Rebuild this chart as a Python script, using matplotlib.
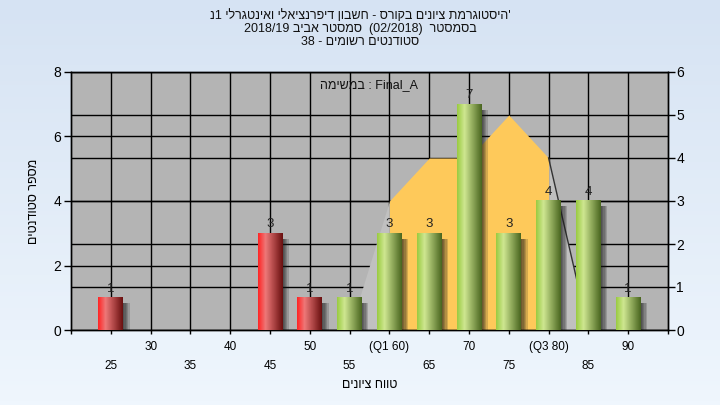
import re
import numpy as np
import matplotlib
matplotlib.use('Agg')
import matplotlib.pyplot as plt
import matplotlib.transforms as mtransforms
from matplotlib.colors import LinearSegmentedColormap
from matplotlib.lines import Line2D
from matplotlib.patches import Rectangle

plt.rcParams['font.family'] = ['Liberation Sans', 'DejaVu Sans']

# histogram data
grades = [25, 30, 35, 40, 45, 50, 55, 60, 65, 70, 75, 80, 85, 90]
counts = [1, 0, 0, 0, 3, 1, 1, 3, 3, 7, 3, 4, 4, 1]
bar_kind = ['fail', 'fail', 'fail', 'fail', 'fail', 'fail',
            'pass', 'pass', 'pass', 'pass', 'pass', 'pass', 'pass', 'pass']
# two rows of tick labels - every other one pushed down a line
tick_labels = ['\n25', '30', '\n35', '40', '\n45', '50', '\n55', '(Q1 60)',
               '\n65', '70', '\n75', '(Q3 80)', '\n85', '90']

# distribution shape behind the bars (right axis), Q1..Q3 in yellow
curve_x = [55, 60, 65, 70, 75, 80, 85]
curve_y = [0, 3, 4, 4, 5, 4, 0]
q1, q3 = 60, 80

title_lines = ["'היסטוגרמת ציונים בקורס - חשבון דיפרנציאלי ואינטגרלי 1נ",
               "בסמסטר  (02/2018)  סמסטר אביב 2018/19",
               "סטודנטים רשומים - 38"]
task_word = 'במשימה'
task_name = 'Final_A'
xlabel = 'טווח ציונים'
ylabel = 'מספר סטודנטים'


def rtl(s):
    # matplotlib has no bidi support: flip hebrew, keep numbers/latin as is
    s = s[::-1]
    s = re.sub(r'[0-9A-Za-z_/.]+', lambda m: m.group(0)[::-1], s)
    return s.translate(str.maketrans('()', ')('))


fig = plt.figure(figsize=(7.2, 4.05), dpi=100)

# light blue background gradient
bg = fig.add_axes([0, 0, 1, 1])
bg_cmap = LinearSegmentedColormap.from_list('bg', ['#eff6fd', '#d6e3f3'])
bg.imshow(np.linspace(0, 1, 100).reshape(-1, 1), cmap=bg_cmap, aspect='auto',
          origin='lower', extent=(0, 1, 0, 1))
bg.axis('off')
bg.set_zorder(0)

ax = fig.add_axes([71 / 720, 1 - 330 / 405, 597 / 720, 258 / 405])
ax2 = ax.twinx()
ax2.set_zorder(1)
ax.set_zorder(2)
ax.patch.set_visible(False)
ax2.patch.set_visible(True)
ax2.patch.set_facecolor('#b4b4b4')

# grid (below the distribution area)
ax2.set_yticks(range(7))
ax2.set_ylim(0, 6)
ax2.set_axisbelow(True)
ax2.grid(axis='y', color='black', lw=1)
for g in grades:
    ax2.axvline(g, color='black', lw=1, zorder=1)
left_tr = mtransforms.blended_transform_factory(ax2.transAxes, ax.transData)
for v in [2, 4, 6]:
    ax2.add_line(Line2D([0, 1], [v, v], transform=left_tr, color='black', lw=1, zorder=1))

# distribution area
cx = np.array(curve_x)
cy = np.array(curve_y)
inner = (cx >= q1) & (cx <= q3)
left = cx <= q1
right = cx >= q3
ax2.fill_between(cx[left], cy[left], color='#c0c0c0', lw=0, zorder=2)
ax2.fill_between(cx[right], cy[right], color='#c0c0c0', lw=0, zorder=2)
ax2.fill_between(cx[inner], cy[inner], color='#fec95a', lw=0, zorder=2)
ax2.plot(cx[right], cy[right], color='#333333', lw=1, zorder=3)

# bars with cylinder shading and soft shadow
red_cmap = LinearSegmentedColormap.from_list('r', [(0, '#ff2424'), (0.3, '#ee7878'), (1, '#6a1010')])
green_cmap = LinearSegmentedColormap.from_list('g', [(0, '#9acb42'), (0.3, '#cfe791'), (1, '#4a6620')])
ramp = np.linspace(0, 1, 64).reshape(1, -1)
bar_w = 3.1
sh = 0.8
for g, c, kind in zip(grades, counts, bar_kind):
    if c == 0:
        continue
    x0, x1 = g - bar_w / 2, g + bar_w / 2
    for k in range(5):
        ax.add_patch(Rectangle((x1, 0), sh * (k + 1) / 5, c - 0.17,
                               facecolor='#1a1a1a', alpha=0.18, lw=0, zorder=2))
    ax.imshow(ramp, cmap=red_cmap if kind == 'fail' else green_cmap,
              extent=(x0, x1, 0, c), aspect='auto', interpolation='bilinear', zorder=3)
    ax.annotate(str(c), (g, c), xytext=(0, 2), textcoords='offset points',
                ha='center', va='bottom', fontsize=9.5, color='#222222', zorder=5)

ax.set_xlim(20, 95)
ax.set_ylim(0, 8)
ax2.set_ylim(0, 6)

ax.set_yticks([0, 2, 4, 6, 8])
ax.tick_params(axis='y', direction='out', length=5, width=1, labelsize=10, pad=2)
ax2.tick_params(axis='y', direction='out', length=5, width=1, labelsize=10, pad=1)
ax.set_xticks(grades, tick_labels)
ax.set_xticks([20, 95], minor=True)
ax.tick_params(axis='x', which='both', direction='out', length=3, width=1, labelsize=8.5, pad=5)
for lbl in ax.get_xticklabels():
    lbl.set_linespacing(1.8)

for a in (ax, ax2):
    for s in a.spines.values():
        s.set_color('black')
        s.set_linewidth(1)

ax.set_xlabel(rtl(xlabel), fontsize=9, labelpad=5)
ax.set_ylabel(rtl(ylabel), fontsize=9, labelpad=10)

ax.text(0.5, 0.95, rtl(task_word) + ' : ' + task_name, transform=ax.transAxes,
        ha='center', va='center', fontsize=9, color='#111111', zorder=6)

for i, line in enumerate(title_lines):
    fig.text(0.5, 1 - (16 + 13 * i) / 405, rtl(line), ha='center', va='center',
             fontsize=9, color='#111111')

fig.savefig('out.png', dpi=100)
-*-
* **TASK STATEMENT**
Your task is to return the lines above, from the first one up to and including the line containing "ylabel = 'מספר סטודנטים'", minus any pictures.

* **REPLY TO THE TASK**
Rebuild this chart as a Python script, using matplotlib.
import re
import numpy as np
import matplotlib
matplotlib.use('Agg')
import matplotlib.pyplot as plt
import matplotlib.transforms as mtransforms
from matplotlib.colors import LinearSegmentedColormap
from matplotlib.lines import Line2D
from matplotlib.patches import Rectangle

plt.rcParams['font.family'] = ['Liberation Sans', 'DejaVu Sans']

# histogram data
grades = [25, 30, 35, 40, 45, 50, 55, 60, 65, 70, 75, 80, 85, 90]
counts = [1, 0, 0, 0, 3, 1, 1, 3, 3, 7, 3, 4, 4, 1]
bar_kind = ['fail', 'fail', 'fail', 'fail', 'fail', 'fail',
            'pass', 'pass', 'pass', 'pass', 'pass', 'pass', 'pass', 'pass']
# two rows of tick labels - every other one pushed down a line
tick_labels = ['\n25', '30', '\n35', '40', '\n45', '50', '\n55', '(Q1 60)',
               '\n65', '70', '\n75', '(Q3 80)', '\n85', '90']

# distribution shape behind the bars (right axis), Q1..Q3 in yellow
curve_x = [55, 60, 65, 70, 75, 80, 85]
curve_y = [0, 3, 4, 4, 5, 4, 0]
q1, q3 = 60, 80

title_lines = ["'היסטוגרמת ציונים בקורס - חשבון דיפרנציאלי ואינטגרלי 1נ",
               "בסמסטר  (02/2018)  סמסטר אביב 2018/19",
               "סטודנטים רשומים - 38"]
task_word = 'במשימה'
task_name = 'Final_A'
xlabel = 'טווח ציונים'
ylabel = 'מספר סטודנטים'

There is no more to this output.